As of the 2024–25 school year, the district, comprised of four schools, had an enrollment of 1,240 students and 126.5 classroom teachers (on an FTE basis), for a student–teacher ratio of 9.8:1.

The district had been classified by the New Jersey Department of Education as being in District Factor Group "I", the second-highest of eight groupings. District Factor Groups organize districts statewide to allow comparison by common socioeconomic characteristics of the local districts. From lowest socioeconomic status to highest, the categories are A, B, CD, DE, FG, GH, I and J.

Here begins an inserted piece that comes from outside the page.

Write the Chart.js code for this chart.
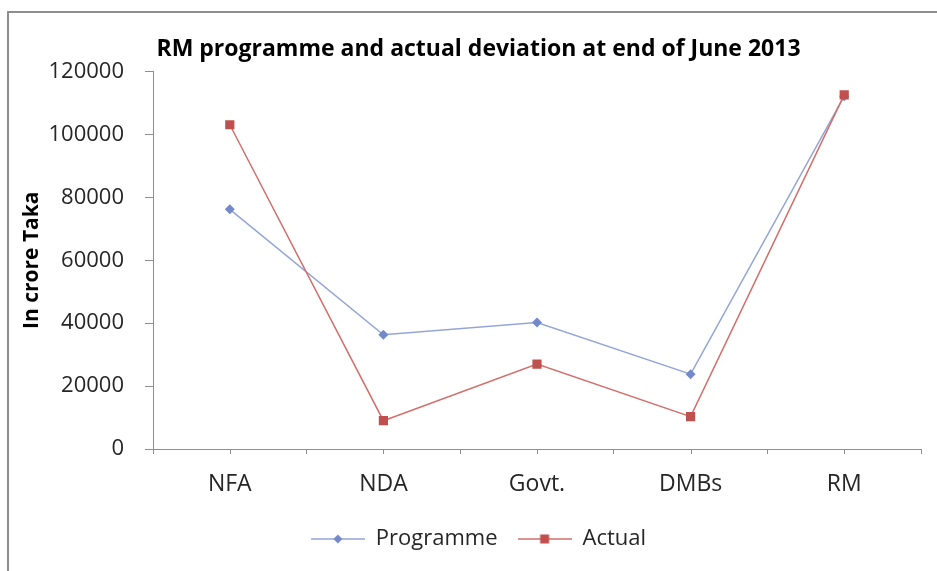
<!DOCTYPE html>
<html>
<head>
<meta charset="utf-8">
<script src="https://cdn.jsdelivr.net/npm/chart.js@4.4.0/dist/chart.umd.min.js"></script>
<style>
  html, body { margin: 0; padding: 0; background: #fff; }
  #wrap { position: relative; width: 937px; height: 571px; overflow: hidden; }
  #frame { position: absolute; left: 7px; top: 11px; width: 1000px; height: 1000px;
           border-left: 2px solid #8e8e8e; border-top: 2px solid #8e8e8e; }
  canvas { position: absolute; left: 0; top: 0; }
</style>
</head>
<body>
<div id="wrap">
  <div id="frame"></div>
  <canvas id="chart" width="937" height="571"></canvas>
</div>
<script>
// values
const categories = ['NFA', 'NDA', 'Govt.', 'DMBs', 'RM'];
const programme = [76200, 36300, 40200, 23800, 112200];
const actual = [103100, 9000, 27000, 10300, 112600];
const yMin = 0;
const yMax = 120000;
const yStep = 20000;

const progLine = '#94a6d8';
const progMark = '#7489c9';
const actLine = '#d36f6c';
const actMark = '#c0504d';
const axisColor = '#8e8e8e';
const textColor = '#262626';

// little legend swatch: a line with the marker in the middle
function legendSwatch(lineColor, markColor, shape) {
    const c = document.createElement('canvas');
    c.width = 54;
    c.height = 12;
    const g = c.getContext('2d');
    g.strokeStyle = lineColor;
    g.lineWidth = 1.5;
    g.beginPath();
    g.moveTo(0, 6);
    g.lineTo(54, 6);
    g.stroke();
    g.fillStyle = markColor;
    if (shape === 'diamond') {
        g.beginPath();
        g.moveTo(27, 1.5);
        g.lineTo(31.5, 6);
        g.lineTo(27, 10.5);
        g.lineTo(22.5, 6);
        g.closePath();
        g.fill();
    } else {
        g.fillRect(22.5, 1.5, 9, 9);
    }
    return c;
}
const swatches = [
    legendSwatch(progLine, progMark, 'diamond'),
    legendSwatch(actLine, actMark, 'square')
];

// extra tick marks under each category centre
const centreTicks = {
    id: 'centreTicks',
    afterDraw(chart) {
        const x = chart.scales.x;
        const ctx = chart.ctx;
        ctx.save();
        ctx.strokeStyle = axisColor;
        ctx.lineWidth = 1;
        for (let i = 0; i < categories.length; i++) {
            const px = Math.round(x.getPixelForValue(i)) + 0.5;
            ctx.beginPath();
            ctx.moveTo(px, x.top);
            ctx.lineTo(px, x.top + 5);
            ctx.stroke();
        }
        ctx.restore();
    }
};

Chart.defaults.font.family = "'Open Sans', sans-serif";
Chart.defaults.color = textColor;

new Chart(document.getElementById('chart'), {
    type: 'line',
    data: {
        labels: categories,
        datasets: [
            {
                label: 'Programme',
                data: programme,
                borderColor: progLine,
                borderWidth: 1.5,
                backgroundColor: progMark,
                pointStyle: 'rectRot',
                pointRadius: 5,
                pointBorderWidth: 0,
                pointBackgroundColor: progMark,
                tension: 0,
                order: 1
            },
            {
                label: 'Actual',
                data: actual,
                borderColor: actLine,
                borderWidth: 1.5,
                backgroundColor: actMark,
                pointStyle: 'rect',
                pointRadius: 6.5,
                pointBorderWidth: 0,
                pointBackgroundColor: actMark,
                tension: 0,
                order: 0
            }
        ]
    },
    options: {
        responsive: false,
        animation: false,
        layout: { padding: { left: 36, right: 16, top: 0, bottom: 11 } },
        plugins: {
            tooltip: { enabled: false },
            title: {
                display: true,
                text: 'RM programme and actual deviation at end of June 2013',
                color: '#000',
                font: { size: 23, weight: 'bold' },
                padding: { top: 36, bottom: 8 }
            },
            legend: {
                position: 'bottom',
                labels: {
                    usePointStyle: true,
                    pointStyleWidth: 54,
                    padding: 20,
                    color: textColor,
                    font: { size: 22 },
                    generateLabels(chart) {
                        const items = Chart.defaults.plugins.legend.labels.generateLabels(chart);
                        items.sort((a, b) => a.datasetIndex - b.datasetIndex);
                        items.forEach(it => { it.pointStyle = swatches[it.datasetIndex]; });
                        return items;
                    }
                }
            }
        },
        scales: {
            x: {
                offset: true,
                grid: { drawOnChartArea: false, offset: true, tickLength: 5, color: axisColor },
                border: { color: axisColor },
                ticks: { font: { size: 23 }, padding: 17, color: textColor },
                afterFit(scale) { scale.height = 59; }
            },
            y: {
                min: yMin,
                max: yMax,
                grid: { drawOnChartArea: false, tickLength: 8, color: axisColor },
                border: { color: axisColor },
                ticks: {
                    stepSize: yStep,
                    font: { size: 22 },
                    padding: 21,
                    color: textColor,
                    callback: v => String(v)
                },
                title: {
                    display: true,
                    text: 'In crore Taka',
                    color: '#000',
                    font: { size: 21, weight: 'bold' },
                    padding: { top: -17, bottom: 0 }
                },
                afterFit(scale) { scale.width = 117; }
            }
        }
    },
    plugins: [centreTicks]
});
</script>
</body>
</html>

Students in public school for ninth through twelfth grades attend Whippany Park High School in the Whippany section of Hanover Township, as part of the Hanover Park Regional High School District, which also serves students from the neighboring communities of East Hanover Township and Florham Park, who attend Hanover Park High School in East Hanover. As of the 2024–25 school year, the high school had an enrollment of 584 students and 60.9 classroom teachers (on an FTE basis), for a student–teacher ratio of 9.6:1.

==Policies==
In May 2023, the district adopted a policy requiring teachers to notify parents regarding the gender identity and sexual orientation of LGBTQIA+ students. The New Jersey Attorney General immediately filed a civil rights complaint about the policy, which also requires teachers to notify parents about "preoccupation with anti-social music" and "transitioning".

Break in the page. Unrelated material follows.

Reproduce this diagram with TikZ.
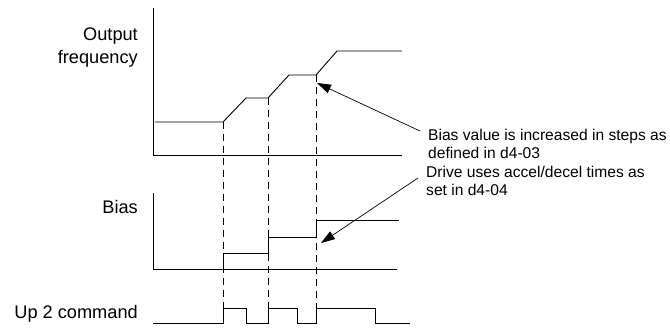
\documentclass[tikz,border=0pt]{standalone}
\usepackage{fontspec}
\setmainfont{Liberation Sans}
\usetikzlibrary{arrows.meta}
\begin{document}
\begin{tikzpicture}[x=1pt,y=-1pt,
  sig/.style={line width=0.9pt,line join=miter},
  guide/.style={line width=0.7pt,dash pattern=on 7pt off 5pt},
  callout/.style={line width=0.7pt,-{Triangle[length=14pt,width=9pt]}},
  lbl/.style={font=\fontsize{18.2}{22}\selectfont,inner sep=0pt,anchor=base east},
  note/.style={font=\fontsize{15.6}{18}\selectfont,inner sep=0pt,anchor=base west}]
\useasboundingbox (0,0) rectangle (670,327);
% labels
\node[lbl] (lout) at (138,40) {Output};
\node[lbl] (lfreq) at (138,63) {frequency};
\node[lbl] (lbias) at (138,213) {Bias};
\node[lbl] (lup) at (138,318) {Up 2 command};
% axes
\draw[sig] (153,8) -- (153,155) -- (402,155);
\draw[sig] (153,193) -- (153,269) -- (397,269);
% output frequency
\draw[sig] (155,122) -- (223,122) -- (246,98) -- (268,98) -- (289,75) -- (316,75) -- (337,51) -- (402,51);
% bias
\draw[sig] (223,269) -- (223,253) -- (268,253) -- (268,237) -- (316,237) -- (316,220) -- (399,220);
% pulses
\draw[sig] (153,323) -- (223,323) -- (223,308) -- (246,308) -- (246,323) -- (268,323) -- (268,308) -- (297,308) -- (297,323) -- (316,323) -- (316,308) -- (375,308) -- (375,323) -- (410,323);
% guides
\draw[guide] (223,122) -- (223,308);
\draw[guide] (268,98) -- (268,308);
\draw[guide] (316,75) -- (316,308);
% callouts
\coordinate (t1) at (317,83);
\coordinate (s1) at (420,131);
\coordinate (t2) at (321,243);
\coordinate (s2) at (418,178);
\draw[callout] (s1) -- (t1);
\draw[callout] (s2) -- (t2);
\node[note] (n1a) at (428,140) {Bias value is increased in steps as};
\node[note] (n1b) at (428,158) {defined in d4-03};
\node[note] (n2a) at (426,177) {Drive uses accel/decel times as};
\node[note] (n2b) at (426,195) {set in d4-04};
\end{tikzpicture}
\end{document}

==Awards and recognition==
During the 1998-99 school year, Bee Meadow Elementary School was awarded the Blue Ribbon School Award of Excellence by the United States Department of Education, the highest award an American school can receive.

==Schools==
Schools in the district (with 2024–25 enrollment data from the National Center for Education Statistics) are:

- Elementary schools
- Bee Meadow School with 294 students in grades PreK-5
  - Darrin Stark, principal
- Mountview Road School with 276 students in grades K-5
  - Carmen Camean, principal
- Salem Drive School with 245 students in grades K-5
  - Roberto Camean, principal
- Middle school
- Memorial Junior School with 419 students in grades 6-8
  - Michael Anderson, principal

==Administration==
Core members of the district's administration are:
- Justin Toomey, superintendent
- Marci Krasny, business administrator and board secretary

==Board of education==
The district's board of education, composed of nine members, sets policy and oversees the fiscal and educational operation of the district through its administration. As a Type II school district, the board's trustees are elected directly by voters to serve three-year terms of office on a staggered basis, with three seats up for election each year held (since 2013) as part of the November general election. The board appoints a superintendent to oversee the district's day-to-day operations and a business administrator to supervise the business functions of the district.